I use this term to refer to a group of lexemes with a shared property or properties, not necessarily semantic, which are sensitive to the same linguistic rules and which should therefore be uniformly described in the dictionary. I shall exemplify this concept with the classes of factive and putative predicates. Both of them will be narrowed down to the subclasses of verbs denoting mental states (not processes or actions).
- Following Vendler 1972, the label of "factive" is assigned to verbs
know /understand,guess,remember, ... [that P] and similar predicates which govern propositions denoting facts. [P the proposition]
All of them are decomposable into semantic structures with the sense 'to know'† at the bottom and presuppose the truth of the subordinate clause. That means that irrespective of whether the knowledge of P is asserted or denied, P always remains true. Such sentences as
- He knew that he was under police surveillance and
- He didn't know that he was under police surveillance
are alike in asserting that he was under police surveillance [they entail that the surveillance was a reality]. [Note that this analysis focuses on 'know that ... ' , not 'know whether ... ' say. 'He knew / did not know whether ...' leaves the reader in the dark.]

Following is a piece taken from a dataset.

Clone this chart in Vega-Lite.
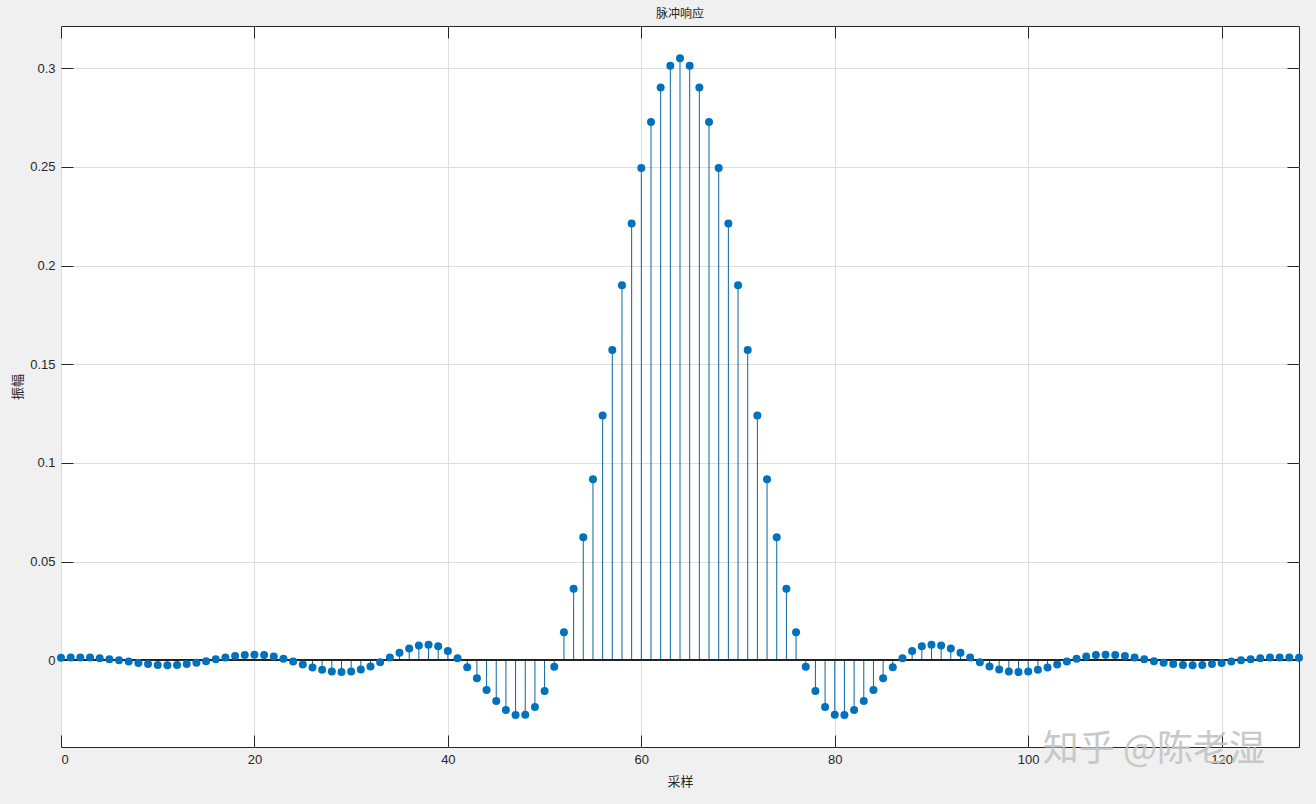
{
  "$schema": "https://vega.github.io/schema/vega-lite/v6.json",
  "width": 1238,
  "height": 721,
  "autosize": {"type": "none"},
  "padding": {"left": 61, "top": 26, "right": 17, "bottom": 57},
  "background": "#f0f0f0",
  "config": {
    "view": {"fill": "white", "stroke": "#262626", "strokeWidth": 1},
    "axis": {"labelFont": "Liberation Sans", "labelFontSize": 13, "labelColor": "#262626", "tickColor": "#262626", "tickWidth": 1, "domainColor": "#262626", "gridColor": "#dedede", "titleFont": "Noto Sans CJK SC", "titleFontSize": 13, "titleFontWeight": "normal", "titleColor": "#262626"}
  },
  "title": {"text": "脉冲响应", "font": "Noto Sans CJK SC", "fontSize": 12, "fontWeight": "normal", "color": "#262626", "offset": 5},
  "data": {"values": [
    {"n": 0, "h": 0.0013}, {"n": 1, "h": 0.0015}, {"n": 2, "h": 0.0015}, {"n": 3, "h": 0.0014}, {"n": 4, "h": 0.0011},
    {"n": 5, "h": 0.0006}, {"n": 6, "h": 0.0000}, {"n": 7, "h": -0.0006}, {"n": 8, "h": -0.0013}, {"n": 9, "h": -0.0019},
    {"n": 10, "h": -0.0023}, {"n": 11, "h": -0.0025}, {"n": 12, "h": -0.0024}, {"n": 13, "h": -0.0019}, {"n": 14, "h": -0.0012},
    {"n": 15, "h": -0.0004}, {"n": 16, "h": 0.0006}, {"n": 17, "h": 0.0015}, {"n": 18, "h": 0.0022}, {"n": 19, "h": 0.0027},
    {"n": 20, "h": 0.0029}, {"n": 21, "h": 0.0027}, {"n": 22, "h": 0.0020}, {"n": 23, "h": 0.0008}, {"n": 24, "h": -0.0006},
    {"n": 25, "h": -0.0021}, {"n": 26, "h": -0.0036}, {"n": 27, "h": -0.0048}, {"n": 28, "h": -0.0057}, {"n": 29, "h": -0.0059},
    {"n": 30, "h": -0.0056}, {"n": 31, "h": -0.0046}, {"n": 32, "h": -0.0031}, {"n": 33, "h": -0.0009}, {"n": 34, "h": 0.0015},
    {"n": 35, "h": 0.0039}, {"n": 36, "h": 0.0060}, {"n": 37, "h": 0.0075}, {"n": 38, "h": 0.0079}, {"n": 39, "h": 0.0071},
    {"n": 40, "h": 0.0048}, {"n": 41, "h": 0.0011}, {"n": 42, "h": -0.0035}, {"n": 43, "h": -0.0091}, {"n": 44, "h": -0.0150},
    {"n": 45, "h": -0.0206}, {"n": 46, "h": -0.0252}, {"n": 47, "h": -0.0277}, {"n": 48, "h": -0.0276}, {"n": 49, "h": -0.0236},
    {"n": 50, "h": -0.0155}, {"n": 51, "h": -0.0032}, {"n": 52, "h": 0.0142}, {"n": 53, "h": 0.0363}, {"n": 54, "h": 0.0624},
    {"n": 55, "h": 0.0918}, {"n": 56, "h": 0.1240}, {"n": 57, "h": 0.1572}, {"n": 58, "h": 0.1900}, {"n": 59, "h": 0.2213},
    {"n": 60, "h": 0.2494}, {"n": 61, "h": 0.2727}, {"n": 62, "h": 0.2902}, {"n": 63, "h": 0.3013}, {"n": 64, "h": 0.3051},
    {"n": 65, "h": 0.3013}, {"n": 66, "h": 0.2902}, {"n": 67, "h": 0.2727}, {"n": 68, "h": 0.2494}, {"n": 69, "h": 0.2213},
    {"n": 70, "h": 0.1900}, {"n": 71, "h": 0.1572}, {"n": 72, "h": 0.1240}, {"n": 73, "h": 0.0918}, {"n": 74, "h": 0.0624},
    {"n": 75, "h": 0.0363}, {"n": 76, "h": 0.0142}, {"n": 77, "h": -0.0032}, {"n": 78, "h": -0.0155}, {"n": 79, "h": -0.0236},
    {"n": 80, "h": -0.0276}, {"n": 81, "h": -0.0277}, {"n": 82, "h": -0.0252}, {"n": 83, "h": -0.0206}, {"n": 84, "h": -0.0150},
    {"n": 85, "h": -0.0091}, {"n": 86, "h": -0.0035}, {"n": 87, "h": 0.0011}, {"n": 88, "h": 0.0048}, {"n": 89, "h": 0.0071},
    {"n": 90, "h": 0.0079}, {"n": 91, "h": 0.0075}, {"n": 92, "h": 0.0060}, {"n": 93, "h": 0.0039}, {"n": 94, "h": 0.0015},
    {"n": 95, "h": -0.0009}, {"n": 96, "h": -0.0031}, {"n": 97, "h": -0.0046}, {"n": 98, "h": -0.0056}, {"n": 99, "h": -0.0059},
    {"n": 100, "h": -0.0057}, {"n": 101, "h": -0.0048}, {"n": 102, "h": -0.0036}, {"n": 103, "h": -0.0021}, {"n": 104, "h": -0.0006},
    {"n": 105, "h": 0.0008}, {"n": 106, "h": 0.0020}, {"n": 107, "h": 0.0027}, {"n": 108, "h": 0.0029}, {"n": 109, "h": 0.0027},
    {"n": 110, "h": 0.0022}, {"n": 111, "h": 0.0015}, {"n": 112, "h": 0.0006}, {"n": 113, "h": -0.0004}, {"n": 114, "h": -0.0012},
    {"n": 115, "h": -0.0019}, {"n": 116, "h": -0.0024}, {"n": 117, "h": -0.0025}, {"n": 118, "h": -0.0023}, {"n": 119, "h": -0.0019},
    {"n": 120, "h": -0.0013}, {"n": 121, "h": -0.0006}, {"n": 122, "h": 0.0000}, {"n": 123, "h": 0.0006}, {"n": 124, "h": 0.0011},
    {"n": 125, "h": 0.0014}, {"n": 126, "h": 0.0015}, {"n": 127, "h": 0.0015}, {"n": 128, "h": 0.0013}
  ]},
  "layer": [
    {
      "mark": {"type": "rule", "color": "#0b66a0", "strokeWidth": 1},
      "encoding": {
        "x": {"field": "n", "type": "quantitative", "scale": {"domain": [0, 128], "nice": false, "zero": false},
              "axis": {"orient": "bottom", "title": "采样", "values": [0, 20, 40, 60, 80, 100, 120], "grid": true, "tickSize": -12, "labelPadding": 18, "titlePadding": 9, "domain": false}},
        "y": {"field": "h", "type": "quantitative", "scale": {"domain": [-0.0439, 0.3214], "nice": false, "zero": false},
              "axis": {"orient": "left", "title": "振幅", "values": [0, 0.05, 0.1, 0.15, 0.2, 0.25, 0.3], "format": "~g", "grid": true, "tickSize": -12, "labelPadding": 18, "titlePadding": 5, "domain": false}},
        "y2": {"datum": 0}
      }
    },
    {
      "mark": {"type": "rule", "color": "#262626", "strokeWidth": 1},
      "encoding": {"y": {"datum": 0, "type": "quantitative", "axis": null}}
    },
    {
      "mark": {"type": "point", "filled": true, "size": 64, "color": "#0072BD", "opacity": 1},
      "encoding": {
        "x": {"field": "n", "type": "quantitative", "axis": {"orient": "top", "title": null, "labels": false, "values": [0, 20, 40, 60, 80, 100, 120], "grid": false, "tickSize": -12, "domain": false}},
        "y": {"field": "h", "type": "quantitative", "axis": {"orient": "right", "title": null, "labels": false, "values": [0, 0.05, 0.1, 0.15, 0.2, 0.25, 0.3], "grid": false, "tickSize": -12, "domain": false}}
      }
    },
    {
      "data": {"values": [{"n": 113, "h": -0.0455, "t": "知乎 @陈老湿"}]},
      "mark": {"type": "text", "font": "Noto Sans CJK SC", "fontSize": 36, "color": "#c4c4c4", "opacity": 0.9, "align": "center", "baseline": "middle", "clip": false},
      "encoding": {
        "x": {"field": "n", "type": "quantitative", "axis": null},
        "y": {"field": "h", "type": "quantitative", "axis": null},
        "text": {"field": "t"}
      }
    }
  ],
  "resolve": {"axis": {"x": "independent", "y": "independent"}}
}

- The label of "putative" is assigned to verbs
think / believe, consider, find, hold, doubt,... [that P] and similar predicates which denote opinions. Opinions, unlike knowledge, are not necessarily true. In other words, it cannot be deduced either from the sentence
- He thought that he was under police surveillance, or from the sentence
- He didn't think that he was under police surveillance
whether he was in fact under surveillance or not.
.....................
† In accordance with the treatment of knowledge in theoretical studies and the lexicographic description of the verb to know in major dictionaries I distinguish propositional knowledge (I know that he has come) from knowledge-acquaintance (Do you know Sam?), knowledge familiarity (He knows French literature very well) and some other types of knowledge. All these uses of to know are considered to represent different lexical meanings (different senses, different lexemes) of the verb. In this article only propositional knowledge is at issue.
...........
‡ After P. Kiparsky and C. Kiparsky 1971: 345 where the notion of factivity was first introduced: prototypical factive predicates are exemplified with a different series of words – adjectives like (It's) significant / odd, tragic, exciting [that P], and verbs like (It) suffices / amuses [me], bothers [me] [that P]. I side with Z. Vendler in ranking to know as a prototypical factive predicate.
[reformatted & amended]
[Note that 'I'm guessing that you're from Wyoming' shows a putative usage of 'guess': bystanders do not know the validity of this guess from the words spoken.]